■ **INFORMATION GIVEN**
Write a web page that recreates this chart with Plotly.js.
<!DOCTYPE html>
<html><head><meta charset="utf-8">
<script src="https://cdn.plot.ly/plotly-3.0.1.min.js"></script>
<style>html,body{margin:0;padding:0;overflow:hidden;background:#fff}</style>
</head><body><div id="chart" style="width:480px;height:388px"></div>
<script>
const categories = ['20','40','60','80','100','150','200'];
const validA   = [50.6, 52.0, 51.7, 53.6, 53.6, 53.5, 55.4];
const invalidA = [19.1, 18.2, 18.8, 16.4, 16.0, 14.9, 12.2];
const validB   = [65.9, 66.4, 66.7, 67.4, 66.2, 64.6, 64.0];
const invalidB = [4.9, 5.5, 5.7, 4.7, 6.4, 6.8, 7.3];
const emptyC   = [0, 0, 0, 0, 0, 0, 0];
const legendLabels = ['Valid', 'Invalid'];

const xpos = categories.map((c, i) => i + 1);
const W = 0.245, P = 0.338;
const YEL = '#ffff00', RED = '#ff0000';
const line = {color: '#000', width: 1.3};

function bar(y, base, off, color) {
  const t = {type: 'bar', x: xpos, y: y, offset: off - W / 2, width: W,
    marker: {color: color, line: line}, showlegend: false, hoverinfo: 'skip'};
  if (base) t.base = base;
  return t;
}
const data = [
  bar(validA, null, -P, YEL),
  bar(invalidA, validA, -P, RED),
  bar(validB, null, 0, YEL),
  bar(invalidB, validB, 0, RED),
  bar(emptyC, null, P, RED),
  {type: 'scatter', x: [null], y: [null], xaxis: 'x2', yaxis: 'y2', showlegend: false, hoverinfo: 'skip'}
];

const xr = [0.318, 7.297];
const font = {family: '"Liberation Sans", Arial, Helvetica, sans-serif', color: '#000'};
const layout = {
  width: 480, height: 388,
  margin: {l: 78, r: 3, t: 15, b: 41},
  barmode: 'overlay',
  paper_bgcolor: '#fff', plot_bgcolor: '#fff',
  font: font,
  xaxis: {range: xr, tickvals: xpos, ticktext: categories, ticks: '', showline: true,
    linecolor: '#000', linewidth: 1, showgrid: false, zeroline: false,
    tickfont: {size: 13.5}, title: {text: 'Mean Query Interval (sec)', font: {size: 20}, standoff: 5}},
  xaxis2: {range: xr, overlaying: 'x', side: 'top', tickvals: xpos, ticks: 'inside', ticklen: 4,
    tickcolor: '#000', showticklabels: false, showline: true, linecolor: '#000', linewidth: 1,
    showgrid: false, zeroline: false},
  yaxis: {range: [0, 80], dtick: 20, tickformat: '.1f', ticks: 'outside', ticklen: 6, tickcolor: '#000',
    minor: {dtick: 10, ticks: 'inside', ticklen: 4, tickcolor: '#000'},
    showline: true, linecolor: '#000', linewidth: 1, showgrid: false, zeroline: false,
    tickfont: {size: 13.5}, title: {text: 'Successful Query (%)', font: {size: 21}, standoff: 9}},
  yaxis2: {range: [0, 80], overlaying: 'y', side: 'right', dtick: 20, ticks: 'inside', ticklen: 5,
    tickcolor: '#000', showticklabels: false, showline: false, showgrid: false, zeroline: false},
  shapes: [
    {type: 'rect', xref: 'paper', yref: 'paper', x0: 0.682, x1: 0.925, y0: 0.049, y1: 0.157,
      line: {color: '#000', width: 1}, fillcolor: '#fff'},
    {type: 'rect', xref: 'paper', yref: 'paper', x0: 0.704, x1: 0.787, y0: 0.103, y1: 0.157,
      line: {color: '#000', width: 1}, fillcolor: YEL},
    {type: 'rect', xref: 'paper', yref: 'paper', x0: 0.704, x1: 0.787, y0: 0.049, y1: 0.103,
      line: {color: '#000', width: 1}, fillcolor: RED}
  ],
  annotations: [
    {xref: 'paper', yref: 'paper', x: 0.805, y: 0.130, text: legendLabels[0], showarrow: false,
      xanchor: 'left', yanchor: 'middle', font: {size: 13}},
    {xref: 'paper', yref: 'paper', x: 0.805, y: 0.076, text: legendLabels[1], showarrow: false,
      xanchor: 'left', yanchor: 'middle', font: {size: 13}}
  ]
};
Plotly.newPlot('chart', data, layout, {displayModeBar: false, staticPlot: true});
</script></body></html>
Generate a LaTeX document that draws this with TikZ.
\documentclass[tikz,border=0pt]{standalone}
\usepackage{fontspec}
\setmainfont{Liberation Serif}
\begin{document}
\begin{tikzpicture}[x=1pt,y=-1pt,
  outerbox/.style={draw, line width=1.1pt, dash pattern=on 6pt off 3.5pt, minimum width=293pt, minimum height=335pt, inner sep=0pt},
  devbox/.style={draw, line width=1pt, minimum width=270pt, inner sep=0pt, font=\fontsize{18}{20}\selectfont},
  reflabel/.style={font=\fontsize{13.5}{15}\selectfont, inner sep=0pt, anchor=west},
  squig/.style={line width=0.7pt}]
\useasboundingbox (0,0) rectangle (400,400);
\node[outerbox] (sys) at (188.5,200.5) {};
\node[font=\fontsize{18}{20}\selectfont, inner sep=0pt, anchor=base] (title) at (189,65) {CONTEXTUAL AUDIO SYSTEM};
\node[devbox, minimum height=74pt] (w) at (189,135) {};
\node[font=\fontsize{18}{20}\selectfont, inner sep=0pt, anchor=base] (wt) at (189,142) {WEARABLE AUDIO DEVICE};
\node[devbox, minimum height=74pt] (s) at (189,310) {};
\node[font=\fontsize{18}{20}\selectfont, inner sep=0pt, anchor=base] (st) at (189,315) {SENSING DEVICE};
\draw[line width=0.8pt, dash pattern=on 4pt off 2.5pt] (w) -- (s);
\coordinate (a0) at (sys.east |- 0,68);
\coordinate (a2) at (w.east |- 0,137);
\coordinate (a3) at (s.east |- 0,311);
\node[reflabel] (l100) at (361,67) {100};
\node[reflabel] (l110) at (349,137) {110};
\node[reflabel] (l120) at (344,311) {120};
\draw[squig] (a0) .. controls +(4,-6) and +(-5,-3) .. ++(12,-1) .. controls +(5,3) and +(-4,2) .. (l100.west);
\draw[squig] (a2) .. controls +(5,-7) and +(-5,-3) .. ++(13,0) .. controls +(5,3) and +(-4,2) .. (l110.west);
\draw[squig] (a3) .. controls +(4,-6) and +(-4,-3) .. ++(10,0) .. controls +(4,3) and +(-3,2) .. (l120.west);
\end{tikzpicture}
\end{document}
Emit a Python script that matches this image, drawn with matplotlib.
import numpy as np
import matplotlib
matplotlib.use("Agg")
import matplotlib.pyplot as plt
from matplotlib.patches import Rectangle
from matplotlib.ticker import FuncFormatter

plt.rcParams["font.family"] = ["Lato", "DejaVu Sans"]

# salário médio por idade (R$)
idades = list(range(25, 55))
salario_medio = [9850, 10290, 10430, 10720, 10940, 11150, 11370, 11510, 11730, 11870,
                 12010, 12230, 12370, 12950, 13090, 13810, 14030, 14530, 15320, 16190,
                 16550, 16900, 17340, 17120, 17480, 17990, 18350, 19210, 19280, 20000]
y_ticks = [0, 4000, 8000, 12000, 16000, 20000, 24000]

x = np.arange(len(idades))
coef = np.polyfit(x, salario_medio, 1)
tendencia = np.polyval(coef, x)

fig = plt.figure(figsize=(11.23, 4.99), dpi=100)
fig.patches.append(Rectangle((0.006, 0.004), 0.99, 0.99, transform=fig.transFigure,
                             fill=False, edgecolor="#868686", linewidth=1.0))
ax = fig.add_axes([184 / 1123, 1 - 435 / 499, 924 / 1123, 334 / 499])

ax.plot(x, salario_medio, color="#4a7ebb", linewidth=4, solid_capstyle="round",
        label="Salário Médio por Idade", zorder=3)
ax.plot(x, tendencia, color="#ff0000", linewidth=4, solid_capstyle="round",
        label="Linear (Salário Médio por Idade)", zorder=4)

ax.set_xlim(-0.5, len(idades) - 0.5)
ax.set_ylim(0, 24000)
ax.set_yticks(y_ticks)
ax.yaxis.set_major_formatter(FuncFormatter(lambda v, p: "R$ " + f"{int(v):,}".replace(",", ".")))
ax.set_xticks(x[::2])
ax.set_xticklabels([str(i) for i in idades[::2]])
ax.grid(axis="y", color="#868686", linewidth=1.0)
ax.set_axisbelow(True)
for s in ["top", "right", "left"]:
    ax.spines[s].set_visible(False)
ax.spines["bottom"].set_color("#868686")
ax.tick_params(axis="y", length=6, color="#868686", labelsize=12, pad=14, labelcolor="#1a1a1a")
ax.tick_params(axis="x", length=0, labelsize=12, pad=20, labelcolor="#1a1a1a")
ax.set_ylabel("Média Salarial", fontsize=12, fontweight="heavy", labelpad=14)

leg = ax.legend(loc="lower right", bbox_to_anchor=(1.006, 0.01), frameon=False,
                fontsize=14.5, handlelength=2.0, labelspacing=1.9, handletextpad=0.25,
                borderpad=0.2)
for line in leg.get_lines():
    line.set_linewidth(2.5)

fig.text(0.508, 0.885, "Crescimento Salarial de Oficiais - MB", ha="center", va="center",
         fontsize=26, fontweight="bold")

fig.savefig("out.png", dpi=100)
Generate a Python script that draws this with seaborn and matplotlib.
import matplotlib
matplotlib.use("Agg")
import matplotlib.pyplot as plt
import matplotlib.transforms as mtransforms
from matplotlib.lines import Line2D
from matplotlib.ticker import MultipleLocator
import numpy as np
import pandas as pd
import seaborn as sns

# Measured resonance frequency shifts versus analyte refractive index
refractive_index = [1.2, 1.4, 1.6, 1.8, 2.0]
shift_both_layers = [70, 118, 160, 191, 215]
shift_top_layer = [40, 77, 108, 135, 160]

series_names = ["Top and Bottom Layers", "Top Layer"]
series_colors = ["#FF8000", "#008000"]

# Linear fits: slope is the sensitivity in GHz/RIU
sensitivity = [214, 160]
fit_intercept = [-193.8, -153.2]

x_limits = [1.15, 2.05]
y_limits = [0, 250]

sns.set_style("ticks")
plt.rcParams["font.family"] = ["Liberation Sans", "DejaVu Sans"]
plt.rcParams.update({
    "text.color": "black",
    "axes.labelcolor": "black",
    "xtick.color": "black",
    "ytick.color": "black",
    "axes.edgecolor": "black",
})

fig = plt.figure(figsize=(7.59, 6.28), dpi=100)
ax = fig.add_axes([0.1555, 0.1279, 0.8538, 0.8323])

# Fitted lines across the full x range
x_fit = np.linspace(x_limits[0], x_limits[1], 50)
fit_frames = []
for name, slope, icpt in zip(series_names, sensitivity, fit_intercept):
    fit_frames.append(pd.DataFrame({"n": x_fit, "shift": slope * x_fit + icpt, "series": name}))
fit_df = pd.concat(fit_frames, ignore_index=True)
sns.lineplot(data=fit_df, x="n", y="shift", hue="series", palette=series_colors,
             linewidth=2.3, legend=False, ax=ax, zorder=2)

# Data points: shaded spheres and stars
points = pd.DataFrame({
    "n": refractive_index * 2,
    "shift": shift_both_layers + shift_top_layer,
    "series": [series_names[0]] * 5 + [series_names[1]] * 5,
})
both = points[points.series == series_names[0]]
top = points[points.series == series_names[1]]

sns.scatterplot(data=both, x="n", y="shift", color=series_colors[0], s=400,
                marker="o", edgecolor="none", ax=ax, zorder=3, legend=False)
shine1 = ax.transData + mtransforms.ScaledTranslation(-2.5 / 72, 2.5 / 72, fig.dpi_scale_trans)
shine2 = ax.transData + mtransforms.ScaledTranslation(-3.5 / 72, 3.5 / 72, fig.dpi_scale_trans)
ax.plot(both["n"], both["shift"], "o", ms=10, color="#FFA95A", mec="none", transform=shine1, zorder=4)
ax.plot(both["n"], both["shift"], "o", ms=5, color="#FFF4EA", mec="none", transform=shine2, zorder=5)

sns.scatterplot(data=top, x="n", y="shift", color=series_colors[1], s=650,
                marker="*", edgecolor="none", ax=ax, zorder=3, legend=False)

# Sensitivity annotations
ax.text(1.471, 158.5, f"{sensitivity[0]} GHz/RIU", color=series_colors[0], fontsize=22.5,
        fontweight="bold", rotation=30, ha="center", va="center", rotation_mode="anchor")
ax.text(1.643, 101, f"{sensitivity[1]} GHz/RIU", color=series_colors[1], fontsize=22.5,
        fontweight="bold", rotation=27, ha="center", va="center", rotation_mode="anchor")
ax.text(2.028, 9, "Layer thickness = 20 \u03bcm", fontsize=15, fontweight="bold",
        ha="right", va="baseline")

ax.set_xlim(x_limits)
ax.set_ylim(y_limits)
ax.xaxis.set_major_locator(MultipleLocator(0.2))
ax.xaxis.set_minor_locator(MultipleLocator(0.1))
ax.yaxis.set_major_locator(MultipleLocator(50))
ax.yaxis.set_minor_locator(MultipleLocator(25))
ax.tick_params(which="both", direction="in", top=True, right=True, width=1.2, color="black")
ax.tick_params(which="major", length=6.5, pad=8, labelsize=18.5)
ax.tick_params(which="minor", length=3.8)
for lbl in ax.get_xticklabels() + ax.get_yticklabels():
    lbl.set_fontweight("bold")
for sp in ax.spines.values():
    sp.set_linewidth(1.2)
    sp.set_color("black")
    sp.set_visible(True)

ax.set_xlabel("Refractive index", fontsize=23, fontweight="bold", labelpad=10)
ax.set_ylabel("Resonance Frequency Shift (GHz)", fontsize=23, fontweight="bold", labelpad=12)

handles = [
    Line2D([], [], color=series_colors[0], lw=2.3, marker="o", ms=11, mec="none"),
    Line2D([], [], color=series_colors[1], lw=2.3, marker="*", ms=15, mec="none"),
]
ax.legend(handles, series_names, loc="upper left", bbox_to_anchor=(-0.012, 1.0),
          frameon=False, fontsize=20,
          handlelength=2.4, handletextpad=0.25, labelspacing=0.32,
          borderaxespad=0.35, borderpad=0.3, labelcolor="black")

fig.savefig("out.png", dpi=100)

■ **EXERCISE BRIEF**
Identify the lines of the data that contain the word "seaborn". Copy each of them.

■ **FINISHED EXERCISE**
Generate a Python script that draws this with seaborn and matplotlib.
import seaborn as sns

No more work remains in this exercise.